* START DATA SHOWN *

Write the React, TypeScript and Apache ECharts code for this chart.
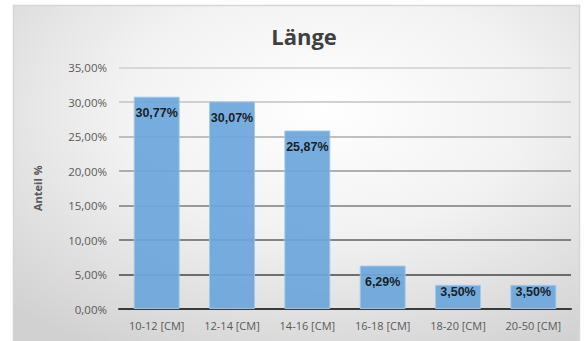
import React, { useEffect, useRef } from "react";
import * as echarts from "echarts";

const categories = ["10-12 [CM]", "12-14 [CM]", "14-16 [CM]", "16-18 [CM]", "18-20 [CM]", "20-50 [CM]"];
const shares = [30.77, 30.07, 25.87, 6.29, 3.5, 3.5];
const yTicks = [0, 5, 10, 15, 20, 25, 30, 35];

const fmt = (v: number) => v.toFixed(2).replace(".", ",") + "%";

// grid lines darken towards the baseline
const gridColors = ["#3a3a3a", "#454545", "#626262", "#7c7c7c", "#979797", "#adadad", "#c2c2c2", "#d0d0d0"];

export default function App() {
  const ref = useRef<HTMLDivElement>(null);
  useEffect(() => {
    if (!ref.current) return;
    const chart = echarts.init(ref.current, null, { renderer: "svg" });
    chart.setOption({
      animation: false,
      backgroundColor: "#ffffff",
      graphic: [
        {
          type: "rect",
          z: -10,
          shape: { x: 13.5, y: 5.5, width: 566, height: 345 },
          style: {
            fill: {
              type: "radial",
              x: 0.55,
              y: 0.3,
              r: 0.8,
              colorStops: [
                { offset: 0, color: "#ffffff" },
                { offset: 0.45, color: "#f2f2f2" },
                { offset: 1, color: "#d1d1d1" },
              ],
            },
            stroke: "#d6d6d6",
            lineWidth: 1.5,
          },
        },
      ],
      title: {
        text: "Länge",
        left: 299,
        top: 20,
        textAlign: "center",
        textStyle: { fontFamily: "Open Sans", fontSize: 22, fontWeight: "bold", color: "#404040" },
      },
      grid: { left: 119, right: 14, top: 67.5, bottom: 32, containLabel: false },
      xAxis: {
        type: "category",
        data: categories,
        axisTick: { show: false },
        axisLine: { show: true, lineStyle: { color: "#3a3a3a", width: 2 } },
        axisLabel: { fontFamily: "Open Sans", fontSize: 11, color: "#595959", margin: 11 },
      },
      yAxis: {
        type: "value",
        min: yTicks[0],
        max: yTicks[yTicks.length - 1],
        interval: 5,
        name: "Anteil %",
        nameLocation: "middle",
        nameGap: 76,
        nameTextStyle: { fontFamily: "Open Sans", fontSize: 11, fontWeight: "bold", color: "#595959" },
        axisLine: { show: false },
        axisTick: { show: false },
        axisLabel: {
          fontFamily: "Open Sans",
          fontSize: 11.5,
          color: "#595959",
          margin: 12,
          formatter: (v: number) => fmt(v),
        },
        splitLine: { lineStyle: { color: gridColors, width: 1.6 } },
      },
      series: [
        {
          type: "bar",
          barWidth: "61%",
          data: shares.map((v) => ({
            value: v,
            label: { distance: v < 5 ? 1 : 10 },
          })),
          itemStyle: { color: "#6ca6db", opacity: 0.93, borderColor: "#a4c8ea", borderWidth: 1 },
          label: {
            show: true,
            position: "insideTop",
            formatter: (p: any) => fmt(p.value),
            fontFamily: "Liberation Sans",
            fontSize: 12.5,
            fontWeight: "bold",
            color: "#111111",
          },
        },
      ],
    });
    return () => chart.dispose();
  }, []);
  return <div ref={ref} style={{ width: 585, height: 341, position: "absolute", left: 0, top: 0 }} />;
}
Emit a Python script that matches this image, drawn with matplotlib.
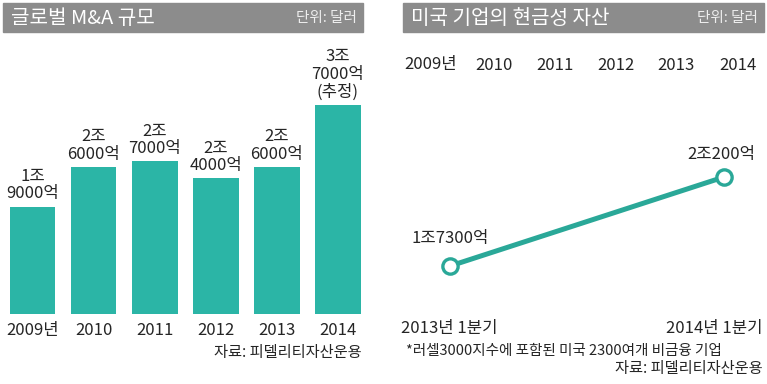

* END DATA SHOWN *

▸ WHAT NEEDS TO BE DONE
Copy the listing word for word, excluding its pictures.

▸ RESPONSE
Write the React, TypeScript and Apache ECharts code for this chart.
import React, { useEffect, useRef } from "react";
import * as echarts from "echarts";

const categories = ["10-12 [CM]", "12-14 [CM]", "14-16 [CM]", "16-18 [CM]", "18-20 [CM]", "20-50 [CM]"];
const shares = [30.77, 30.07, 25.87, 6.29, 3.5, 3.5];
const yTicks = [0, 5, 10, 15, 20, 25, 30, 35];

const fmt = (v: number) => v.toFixed(2).replace(".", ",") + "%";

// grid lines darken towards the baseline
const gridColors = ["#3a3a3a", "#454545", "#626262", "#7c7c7c", "#979797", "#adadad", "#c2c2c2", "#d0d0d0"];

export default function App() {
  const ref = useRef<HTMLDivElement>(null);
  useEffect(() => {
    if (!ref.current) return;
    const chart = echarts.init(ref.current, null, { renderer: "svg" });
    chart.setOption({
      animation: false,
      backgroundColor: "#ffffff",
      graphic: [
        {
          type: "rect",
          z: -10,
          shape: { x: 13.5, y: 5.5, width: 566, height: 345 },
          style: {
            fill: {
              type: "radial",
              x: 0.55,
              y: 0.3,
              r: 0.8,
              colorStops: [
                { offset: 0, color: "#ffffff" },
                { offset: 0.45, color: "#f2f2f2" },
                { offset: 1, color: "#d1d1d1" },
              ],
            },
            stroke: "#d6d6d6",
            lineWidth: 1.5,
          },
        },
      ],
      title: {
        text: "Länge",
        left: 299,
        top: 20,
        textAlign: "center",
        textStyle: { fontFamily: "Open Sans", fontSize: 22, fontWeight: "bold", color: "#404040" },
      },
      grid: { left: 119, right: 14, top: 67.5, bottom: 32, containLabel: false },
      xAxis: {
        type: "category",
        data: categories,
        axisTick: { show: false },
        axisLine: { show: true, lineStyle: { color: "#3a3a3a", width: 2 } },
        axisLabel: { fontFamily: "Open Sans", fontSize: 11, color: "#595959", margin: 11 },
      },
      yAxis: {
        type: "value",
        min: yTicks[0],
        max: yTicks[yTicks.length - 1],
        interval: 5,
        name: "Anteil %",
        nameLocation: "middle",
        nameGap: 76,
        nameTextStyle: { fontFamily: "Open Sans", fontSize: 11, fontWeight: "bold", color: "#595959" },
        axisLine: { show: false },
        axisTick: { show: false },
        axisLabel: {
          fontFamily: "Open Sans",
          fontSize: 11.5,
          color: "#595959",
          margin: 12,
          formatter: (v: number) => fmt(v),
        },
        splitLine: { lineStyle: { color: gridColors, width: 1.6 } },
      },
      series: [
        {
          type: "bar",
          barWidth: "61%",
          data: shares.map((v) => ({
            value: v,
            label: { distance: v < 5 ? 1 : 10 },
          })),
          itemStyle: { color: "#6ca6db", opacity: 0.93, borderColor: "#a4c8ea", borderWidth: 1 },
          label: {
            show: true,
            position: "insideTop",
            formatter: (p: any) => fmt(p.value),
            fontFamily: "Liberation Sans",
            fontSize: 12.5,
            fontWeight: "bold",
            color: "#111111",
          },
        },
      ],
    });
    return () => chart.dispose();
  }, []);
  return <div ref={ref} style={{ width: 585, height: 341, position: "absolute", left: 0, top: 0 }} />;
}
Emit a Python script that matches this image, drawn with matplotlib.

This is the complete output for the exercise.